Sally Mann, Battlefield, Antietam (Black Sun), 2001. Tirage gélatino-argentique Courtesy Edwynn Houk Gallery, New York © Sally Mann

Archive magazine (2009 – 2021)

Les invisibles de Sally Mann, par Étienne Helmer

Du lieu de la bataille la plus meurtrière de la Guerre de Sécession (Antietam, Virginie, 17 sept. 1862), Sally Mann rapporte, un siècle et demi plus tard, une image produite à l’aide des techniques du milieu du XIXe siècle, avec toutes les imperfections des négatifs au collodion : tâches, marbrures et brûlures.

Mais pourquoi le choix de ce procédé littéralement troublant, qui ronge l’image au point de la rendre difficile à voir, même invisible par endroits, alors que des photographies bien plus nettes étaient réalisables à l’époque ? Pourquoi ce fantôme d’image, qui donne quelque chose à voir et simultanément le refuse ?

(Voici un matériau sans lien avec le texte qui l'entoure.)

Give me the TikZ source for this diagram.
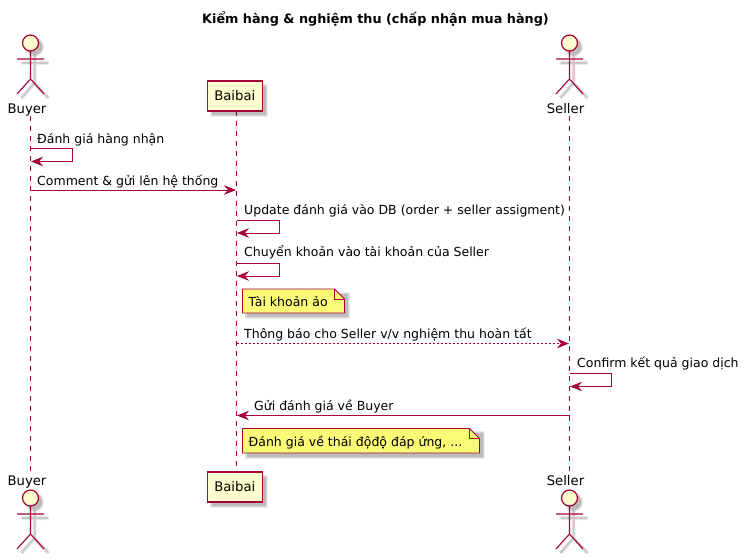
\documentclass[tikz,border=0pt]{standalone}
\usepackage{fontspec}
\setmainfont{DejaVu Sans}
\usetikzlibrary{arrows.meta,shapes.misc}
\definecolor{pline}{HTML}{A80036}
\definecolor{pfill}{HTML}{FEFECE}
\definecolor{nfill}{HTML}{FBFB77}
\definecolor{sh}{HTML}{B8B8B8}
\tikzset{
  life/.style={draw=pline,line width=.8pt,dash pattern=on 5pt off 5pt},
  msg/.style={draw=pline,line width=.9pt,-{Stealth[length=12pt,width=9.5pt,inset=4pt,color=pline]}},
  dmsg/.style={draw=pline,line width=.8pt,dash pattern=on 2pt off 2pt,-{Stealth[length=12pt,width=9.5pt,inset=4pt,color=pline]}},
  lbl/.style={anchor=base west,inner sep=0pt,font=\fontsize{12.5}{15}\selectfont,text=black},
  actorname/.style={anchor=base,inner sep=0pt,font=\fontsize{13.2}{16}\selectfont,text=black},
  partbox/.style={draw=pline,fill=pfill,line width=1.1pt,minimum width=55pt,minimum height=30pt,inner sep=0pt,font=\fontsize{13.2}{16}\selectfont},
  notebody/.style={draw=pline,fill=nfill,line width=.9pt,line join=miter},
  actorline/.style={draw=pline,line width=1.1pt},
  actorhead/.style={draw=pline,fill=pfill,line width=1.2pt},
}
\newcommand{\softrect}[4]{%
  \fill[black,opacity=.07] (#1-1.5,#2-1.5) rectangle (#3+1.5,#4+1.5);
  \fill[black,opacity=.09] (#1-.5,#2-.5) rectangle (#3+.5,#4+.5);
  \fill[black,opacity=.12] (#1+.5,#2+.5) rectangle (#3-.5,#4-.5);}
\newcommand{\actorfig}[2]{%
  \begin{scope}[shift={(#1,#2)}]
    \fill[black,opacity=.10] (4,4) circle (9.5);
    \fill[black,opacity=.18] (4,4) circle (8);
    \draw[black,opacity=.08,line width=4pt] (4,12) -- (4,40) (-9,20) -- (18,20) (4,40) -- (-9,55) (4,40) -- (18,55);
    \draw[black,opacity=.14,line width=2pt] (4,12) -- (4,40) (-9,20) -- (18,20) (4,40) -- (-9,55) (4,40) -- (18,55);
    \draw[actorhead] (0,0) circle (8);
    \draw[actorline] (0,8) -- (0,36) (-13.5,16) -- (13.5,16) (0,36) -- (-13.5,51) (0,36) -- (13.5,51);
  \end{scope}}
\newcommand{\notefig}[4]{%
  \softrect{#1+4}{#2+4}{#3+4}{#4+4}
  \draw[notebody] (#1,#2) -- (#3-10,#2) -- (#3,#2+10) -- (#3,#4) -- (#1,#4) -- cycle;
  \draw[pline,line width=.9pt] (#3-10,#2) -- (#3-10,#2+10) -- (#3,#2+10);}
\begin{document}
\begin{tikzpicture}[x=1pt,y=-1pt]
\useasboundingbox (0,0) rectangle (752,559);
\fill[white] (0,0) rectangle (752,559);
\node[inner sep=0pt,font=\fontsize{12.8}{15}\selectfont\bfseries] (title) at (375.5,19) {Kiểm hàng \& nghiệm thu (chấp nhận mua hàng)};

% participant labels
\node[actorname] (buyerT) at (27,113.5) {Buyer};
\node[actorname] (sellerT) at (565.5,113.5) {Seller};
\node[actorname] (buyerB) at (27,485) {Buyer};
\node[actorname] (sellerB) at (565.5,485) {Seller};

% lifelines
\coordinate (bt) at (30.5,116);
\coordinate (bb) at (30.5,472);
\coordinate (st) at (569.5,116);
\coordinate (sb) at (569.5,472);
\coordinate (mt) at (236.5,111);
\coordinate (mb) at (236.5,472);
\draw[life] (bt) -- (bb);
\draw[life] (mt) -- (mb);
\draw[life] (st) -- (sb);

% actors
\actorfig{30.5}{43}
\actorfig{569.5}{43}
\actorfig{30.5}{498}
\actorfig{569.5}{498}

% Baibai boxes
\softrect{211.5}{85.5}{266.5}{115.5}
\softrect{211.5}{476.5}{266.5}{506.5}
\node[partbox] (baiT) at (234.8,96) {Baibai};
\node[partbox] (baiB) at (234.8,487) {Baibai};

% message points
\coordinate (b1) at (30.5,148.5);
\coordinate (b1r) at (72.5,148.5);
\coordinate (b1s) at (72.5,161.5);
\coordinate (b1e) at (31,161.5);
\coordinate (b2) at (30.5,190);
\coordinate (m2) at (236,190);
\coordinate (m3) at (236.5,220);
\coordinate (m3r) at (279.5,220);
\coordinate (m3s) at (279.5,233);
\coordinate (m3e) at (237,233);
\coordinate (m4) at (236.5,263);
\coordinate (m4r) at (279.5,263);
\coordinate (m4s) at (279.5,276);
\coordinate (m4e) at (237,276);
\coordinate (m5) at (236.5,343.5);
\coordinate (s5) at (569,343.5);
\coordinate (s6) at (569.5,373.5);
\coordinate (s6r) at (611.5,373.5);
\coordinate (s6s) at (611.5,386.5);
\coordinate (s6e) at (570,386.5);
\coordinate (s7) at (569.5,415.5);
\coordinate (m7) at (237,415.5);

\draw[msg] (b1) -- (b1r) -- (b1s) -- (b1e);
\draw[msg] (b2) -- (m2);
\draw[msg] (m3) -- (m3r) -- (m3s) -- (m3e);
\draw[msg] (m4) -- (m4r) -- (m4s) -- (m4e);
\draw[dmsg] (m5) -- (s5);
\draw[msg] (s6) -- (s6r) -- (s6s) -- (s6e);
\draw[msg] (s7) -- (m7);

% labels
\node[lbl] (l1) at (37,143.5) {Đánh giá hàng nhận};
\node[lbl] (l2) at (37,185.5) {Comment \& gửi lên hệ thống};
\node[lbl] (l3) at (244,214.5) {Update đánh giá vào DB (order + seller assigment)};
\node[lbl] (l4) at (244,256.5) {Chuyển khoản vào tài khoản của Seller};
\node[lbl] (l5) at (244,338.5) {Thông báo cho Seller v/v nghiệm thu hoàn tất};
\node[lbl] (l6) at (577,367.5) {Confirm kết quả giao dịch};
\node[lbl] (l7) at (254,410.5) {Gửi đánh giá về Buyer};

% notes
\notefig{242.5}{289}{344.5}{313}
\node[lbl] (n1) at (248.5,306) {Tài khoản ảo};
\notefig{242.5}{428.5}{479.5}{453}
\node[lbl] (n2) at (248.5,446) {Đánh giá về thái độđộ đáp ứng, ...};
\end{tikzpicture}
\end{document}
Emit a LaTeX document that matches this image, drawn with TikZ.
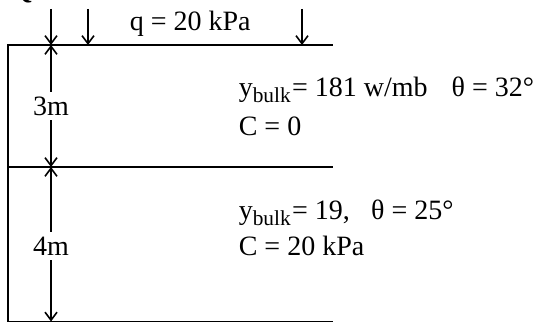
\documentclass[tikz,border=0pt]{standalone}
\usepackage{fontspec}
\setmainfont{Liberation Serif}
\usetikzlibrary{arrows.meta}

\tikzset{every picture/.style={line width=1.2pt}}
\tikzset{
  load/.style={-{Straight Barb[length=6pt,width=9pt]}},
  dimend/.style={-{Straight Barb[length=6pt,width=9pt]}},
  txt/.style={anchor=base west,inner sep=0pt,font=\fontsize{21}{25}\selectfont},
  dimlbl/.style={inner sep=3pt,font=\fontsize{21}{25}\selectfont}
}
\newcommand{\sbulk}{y\raisebox{-4.5pt}{\fontsize{16}{18}\selectfont bulk}}

\begin{document}
\begin{tikzpicture}[x=0.75pt,y=0.75pt,yscale=-1,xscale=1]
\useasboundingbox (0,0) rectangle (548,323);

%Soil profile corners
\coordinate (tl) at (8,45);
\coordinate (tr) at (333,45);
\coordinate (ml) at (8,167);
\coordinate (mr) at (333,167);
\coordinate (bl) at (8,321.5);
\coordinate (br) at (333,321.5);

%Frame
\draw (bl) -- (tl) -- (tr) ;
\draw (ml) -- (mr) ;
\draw (bl) -- (br) ;

%Load arrows
\coordinate (qa0) at (51,9);
\coordinate (qa1) at (51,45);
\coordinate (qb0) at (88,9);
\coordinate (qb1) at (88,45);
\coordinate (qc0) at (302,9);
\coordinate (qc1) at (302,45);
\draw[load] (qa0) -- (qa1) ;
\draw[load] (qb0) -- (qb1) ;
\draw[load] (qc0) -- (qc1) ;

%Dimension lines
\coordinate (d1) at (51,167);
\coordinate (d2) at (51,321.5);
\node[dimlbl] (h1) at (51,106) {3m};
\node[dimlbl] (h2) at (51,246) {4m};
\draw[dimend] (h1) -- (qa1) ;
\draw[dimend] (h1) -- (d1) ;
\draw[dimend] (h2) -- (d1) ;
\draw[dimend] (h2) -- (d2) ;

% Text Node
\node[txt,font=\fontsize{21}{25}\selectfont\bfseries] (qno) at (10,-1) {Q7.};
% Text Node
\node[txt] (load) at (129,31) {q = 20 kPa};
% Text Node
\node[txt] (s1a) at (238,97) {\sbulk\hspace{1pt}= 181 w/mb\hspace{18pt}θ = 32°};
% Text Node
\node[txt] (s1b) at (238,136) {C = 0};
% Text Node
\node[txt] (s2a) at (238,220) {\sbulk\hspace{1pt}= 19,\hspace{16pt}θ = 25°};
% Text Node
\node[txt] (s2b) at (238,256) {C = 20 kPa};

\end{tikzpicture}
\end{document}
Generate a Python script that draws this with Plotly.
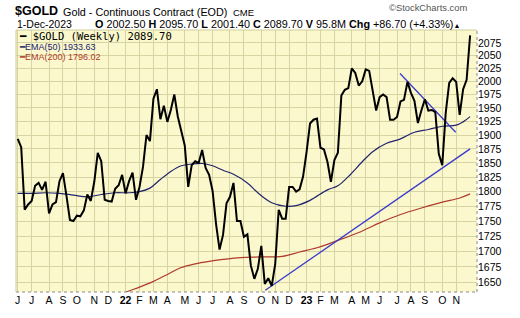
import pandas as pd
import plotly.graph_objects as go

# ---------------- data (weekly closes) ----------------
START = "2021-06-04"
GOLD = [
    1893, 1878, 1769, 1778, 1784, 1810, 1815, 1803, 1817, 1763, 1778, 1782, 1818,
    1832, 1793, 1752, 1750, 1759, 1758, 1768, 1795, 1784, 1817, 1868, 1853, 1786,
    1784, 1783, 1805, 1811, 1829,
    1797, 1818, 1833, 1786, 1808, 1843, 1900, 1889, 1967, 1985, 1929, 1954, 1924,
    1946, 1975, 1934, 1908, 1881, 1808, 1846, 1853, 1850, 1873, 1841, 1829, 1801,
    1745, 1703, 1727, 1780, 1791, 1815, 1750, 1750, 1724, 1728, 1677, 1656, 1672,
    1709, 1648, 1657, 1645, 1680, 1769, 1754, 1754, 1808, 1808, 1800, 1804, 1826,
    1869, 1921, 1928, 1930, 1877, 1874, 1852, 1817, 1855, 1868, 1973, 1984, 1987,
    2025, 2016, 1992, 2000, 2023, 2020, 1980, 1945, 1970, 1975, 1970, 1928, 1928,
    1933, 1962, 1965, 1999, 1978, 1963, 1922, 1945, 1966, 1945, 1946, 1942, 1866,
    1846, 1941, 1997, 2006, 1999, 1937, 1985, 2003, 2089.70,
]
EMA50_WEEK = [0, 4, 8, 12, 16, 20, 24, 28, 32, 35, 38, 41, 44, 47, 50, 53, 56, 59, 62,
              66, 69, 73, 77, 80, 84, 89, 92, 95, 99, 102, 106, 110, 114, 118, 122,
              126, 128, 130]
EMA50_VAL = [1797, 1797, 1798, 1797, 1794, 1791, 1795, 1798, 1798, 1800, 1806, 1821,
             1835, 1845, 1848, 1849, 1845, 1837, 1830, 1815, 1798, 1781, 1775, 1776,
             1785, 1803, 1810, 1826, 1852, 1870, 1885, 1893, 1905, 1910, 1916, 1918,
             1924, 1933.63]
EMA200_WEEK = [24, 31, 35, 39, 43, 47, 51, 55, 59, 64, 70, 76, 81, 86, 92, 98, 104,
               110, 116, 122, 127, 130]
EMA200_VAL = [1618, 1635, 1643, 1652, 1663, 1674, 1680, 1684, 1687, 1690, 1691, 1692,
              1699, 1706, 1718, 1731, 1747, 1761, 1772, 1782, 1789, 1796.02]
UPTREND_X = ["2022-10-15", "2023-12-01"]
UPTREND_Y = [1638, 1875]
DOWNTREND_X = ["2023-07-13", "2023-11-02"]
DOWNTREND_Y = [2015, 1905]
Y_TICKS = [1650, 1675, 1700, 1725, 1750, 1775, 1800, 1825, 1850, 1875, 1900, 1925,
           1950, 1975, 2000, 2025, 2050, 2075]
MONTH_INITIALS = ["J", "F", "M", "A", "M", "J", "J", "A", "S", "O", "N", "D"]

# ---------------- layout constants ----------------
W, H = 520, 318
L, R, T, B = 16, 477, 30, 302
BG = "#FAF8CC"
GRID = "#D6D4A2"

start = pd.Timestamp(START)
dates = [start + pd.Timedelta(days=7 * i) for i in range(len(GOLD))]
ema50_x = [start + pd.Timedelta(days=7 * i) for i in EMA50_WEEK]
ema200_x = [start + pd.Timedelta(days=7 * i) for i in EMA200_WEEK]

tickvals, ticktext = [], []
prev = None
for d in dates[:-1]:
    if prev is None or d.month != prev.month:
        tickvals.append(d)
        ticktext.append(f"<b>{d.strftime('%y')}</b>" if d.month == 1 else MONTH_INITIALS[d.month - 1])
    prev = d


def px(x, y):
    return (x - L) / (R - L), (B - y) / (B - T)


fig = go.Figure()
fig.add_trace(go.Scatter(x=ema200_x, y=EMA200_VAL, mode="lines",
                         line=dict(color="#B03A2E", width=1.2, shape="spline"), hoverinfo="skip"))
fig.add_trace(go.Scatter(x=ema50_x, y=EMA50_VAL, mode="lines",
                         line=dict(color="#24246E", width=1.2, shape="spline"), hoverinfo="skip"))
fig.add_trace(go.Scatter(x=UPTREND_X, y=UPTREND_Y, mode="lines",
                         line=dict(color="#3A3ACC", width=1.3), hoverinfo="skip"))
fig.add_trace(go.Scatter(x=DOWNTREND_X, y=DOWNTREND_Y, mode="lines",
                         line=dict(color="#3A3ACC", width=1.3), hoverinfo="skip"))
fig.add_trace(go.Scatter(x=dates, y=GOLD, mode="lines",
                         line=dict(color="#000000", width=2), hoverinfo="skip"))

x0 = start - pd.Timedelta(hours=83)
x1 = dates[-1] + pd.Timedelta(hours=333)

fig.update_layout(
    width=W, height=H,
    margin=dict(l=L, r=W - R, t=T, b=H - B),
    paper_bgcolor="white", plot_bgcolor=BG,
    showlegend=False,
    font=dict(family="Liberation Sans, Arial, sans-serif", size=10, color="#000"),
    xaxis=dict(type="date", range=[x0, x1], tickmode="array", tickvals=tickvals,
               ticktext=ticktext, showgrid=True, gridcolor=GRID, gridwidth=1,
               ticks="", tickfont=dict(size=10.5, color="#000"), zeroline=False,
               showline=False, fixedrange=True),
    yaxis=dict(type="log", side="right", range=[3.21360, 3.32234], tickmode="array",
               tickvals=Y_TICKS, ticktext=[str(v) for v in Y_TICKS], showgrid=True,
               gridcolor=GRID, gridwidth=1, ticks="", tickfont=dict(size=10.5, color="#000"),
               zeroline=False, showline=False, fixedrange=True),
)

# plot borders
fig.add_shape(type="line", xref="paper", yref="paper", x0=0, x1=1, y0=0, y1=0,
              line=dict(color="#8C8C8C", width=1, dash="dot"))
fig.add_shape(type="line", xref="paper", yref="paper", x0=1, x1=1, y0=0, y1=1,
              line=dict(color="#8C8C8C", width=1, dash="dot"))
fig.add_shape(type="line", xref="paper", yref="paper", x0=0, x1=1, y0=1, y1=1,
              line=dict(color="#CFCD98", width=1))
fig.add_shape(type="line", xref="paper", yref="paper", x0=0, x1=0, y0=0, y1=1,
              line=dict(color="#CFCD98", width=1))

# legend background box
lx0, ly0 = px(17, 31)
lx1, ly1 = px(176, 61)
fig.add_shape(type="rect", xref="paper", yref="paper", x0=lx0, x1=lx1, y0=ly1, y1=ly0,
              fillcolor=BG, line=dict(width=0), layer="below")


def ann(text, x, y, size, family="Liberation Sans, Arial, sans-serif", color="#000",
        anchor="left", yanchor="middle"):
    ax, ay = px(x, y)
    fig.add_annotation(text=text, x=ax, y=ay, xref="paper", yref="paper", xanchor=anchor,
                       yanchor=yanchor, showarrow=False, align="left",
                       font=dict(size=size, family=family, color=color), borderpad=0)


# legend (one multi-line text block)
legend_text = (
    "<span style='font-family:DejaVu Sans Mono, monospace;font-size:10.5px'>"
    "<b>━</b> $GOLD (Weekly) 2089.70</span><br>"
    "<span style='color:#24246E;font-size:9px'>━EMA(50) 1933.63</span><br>"
    "<span style='color:#B03A2E;font-size:9px'>━EMA(200) 1796.02</span>"
)
ann(legend_text, 17.5, 46.5, 7.8)

# header
ann("<b>$GOLD</b>", 14, 10, 12.5)
ann("Gold - Continuous Contract (EOD)", 62, 11.5, 10.8)
ann("CME", 232, 12, 9.5)
ann("1-Dec-2023", 16, 23.8, 10.5)
ann("<b>O</b> 2002.50 <b>H</b> 2095.70 <b>L</b> 2001.40 <b>C</b> 2089.70 <b>V</b> 95.8M "
    "<b>Chg</b> +86.70 (+4.33%)<span style='font-size:7px'>▲</span>", 94, 23.8, 10.8)
ann("©StockCharts.com", 388, 6.5, 9.4, color="#555555")

fig.write_html("out.html")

C’est que tout, ici, est affaire d’invisibilité, sous diverses modalités. À commencer par celle, factuelle, des morts par milliers, absents de l’image et pourtant présents par cette absence même, du moins pour qui sait interpréter la légende. Invisibilité des morts certes, mais aussi de la mort elle-même : elle habite de toutes parts le paysage, elle est ce paysage, mais n’en reste pas moins dérobée au regard, en vertu de l’invisibilité cette fois métaphysique qu’évoque La Rochefoucauld dans sa maxime 26 : « Le soleil ni la mort ne se peuvent regarder fixement. »

La mort impose un regard flottant, de côté, un régime de visibilité forcément trouble et incertain, obligeant la vision à suppléer la vue. Vision que la photographe construit en mêlant aux éléments empiriques fournis par le lieu un imaginaire visuel de l’au-delà, avec cette tâche centrale évoquant un soleil noir qui ne diffuse plus la lumière mais l’absorbe. La mort, monde inversé dont on ne peut rapporter que des images littéralement -monstratives, qui soustraient le visible au regard au lieu de le lui exposer.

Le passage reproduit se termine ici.